Decluttering isn’t only physical; it’s emotional. If you’re in parenting groups or neighborhood chats, don’t let stray judgment hijack your momentum. Ask questions, share wins, and step away from drama. I’ve wasted hours arguing about the “right” way to donate toys when those hours could’ve been used to actually donate.

Practical moves: mute threads that make you anxious, unfollow accounts that trigger comparison, and set a 10-minute social media timer. Your time and emotional bandwidth are part of this declutter.
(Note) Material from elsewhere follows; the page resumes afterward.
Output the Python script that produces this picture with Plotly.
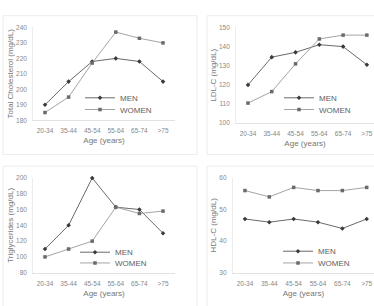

## Kids, sentimental stuff, and second chances

Decluttering with kids is a different sport. Let them help: pick favorites to keep, choose items to donate together, and make giving a family ritual (hot cocoa and a donation run, anyone?). For art and sentimental crafts, photograph the masterpieces and keep a single “memory box” per child. One special item a year is a reasonable rule that keeps clutter and guilt low.

If you’re worried about the storytelling loss — keep the stories, not all the stuff. A digital photo of a crayon-on-pasta creation catches the memory without the crumbly mess.

## Small habits that stick

– 15 minutes nightly tidy: I set a 15-minute timer after dinner where everyone does a quick sweep. It’s not deep cleaning; it’s keeping the chaos from mushrooming.
– One-item-out daily: gets donations moving and keeps momentum.
– Label everything: kids can help if they know where “books” vs. “blocks” go.
– Celebrate small wins: a clear drawer is a tiny victory and worth a high-five.

## The payoff (and the reality)

Less stuff doesn’t mean less love or fewer memories. It means fewer things to manage, less decision fatigue, and more mental space for being present. You’ll still have days when the house looks like a craft bomb exploded — and that’s okay. Decluttering is a practice, not a destination.

So here’s my honest ask, because this community is how we stay sane: what’s one small declutter rule that actually works for your family? Share the wins, the fails, the weird hacks — I’ll start the thread: our “one-item-out” rule saved my sanity last summer. Your turn?